With promotions such as Black Friday and Cyber Monday gaining popularity in Australia and Christmas continuing to provide a retail spike, January and February can now prove challenging for many brands.

“As a rule of thumb, most retailers experience a top-line revenue decline in the early parts of a new calendar year,” Campaign Monitor VP of commerce product strategy Adii Pienaar told B&T.

“This predominantly depends on their own customers’ fatigue which is greatly influenced by the amount of promotions that got pushed to them during the peak retail period, as well as the extent of the discounts that were available.

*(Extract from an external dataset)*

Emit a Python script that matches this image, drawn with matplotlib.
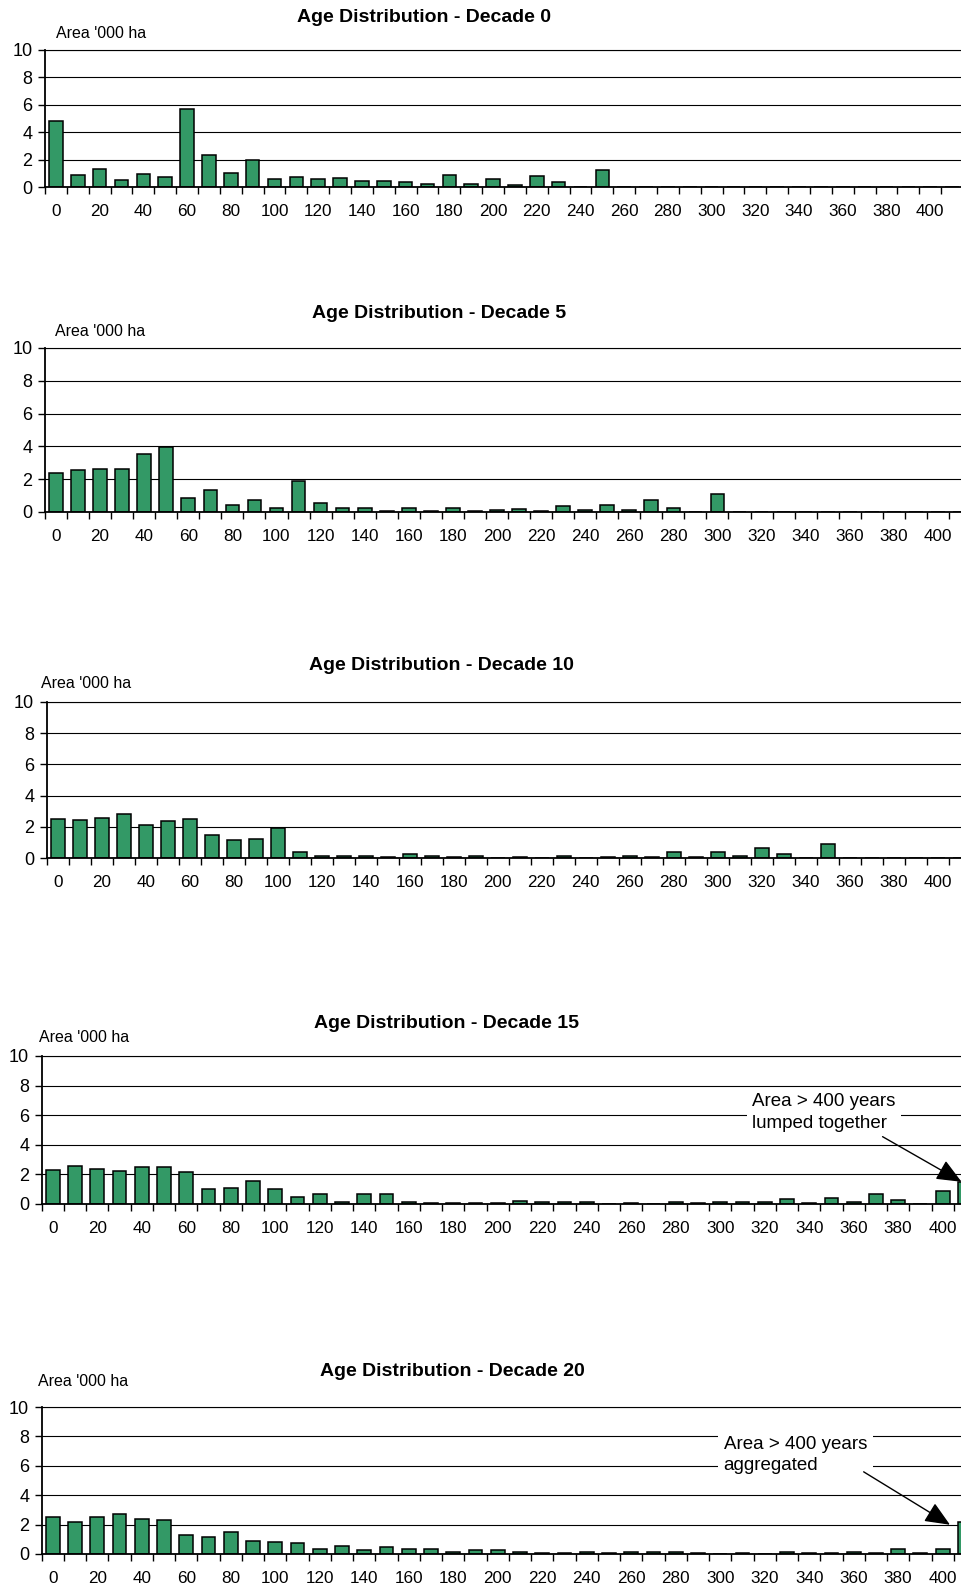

“Anyone that purchases a product with a 50 per cent discount on Black Friday is unlikely to buy another product at full price now.”

Although some level of seasonality is to be expected for any retail brand, Pienaar suggested brands turn to personalised campaigns to avoid any significant decline.

“What works well is to piggy-back on the age-old human phenomena, which is New Year’s resolutions,” he said.

“Marketing campaigns appealing to that “sense of self” and aspiration to “be better this year” will win.”

Pienaar suggested email marketing campaigns that focus on niche segments based on specific shopping and interest behaviour as a way to build effective campaigns.

“By niching down on your segmentation, you can further amplify the effect of having a one-on-one conversation that either helps you learn which product a customer might buy now or when they will be ready for their next purchase,” he said.

If executed well, this will not only help to bolster revenue, but also build stronger customer relationships.

“The ultimate goal should not only be generating new revenue but instead building better, long-term relationships with your customers,” said Pienaar.

“By doing that, retailers will start 2020 in a better position and are unlikely to take short-term action in the first quarter of 2020 to avoid any slumps.”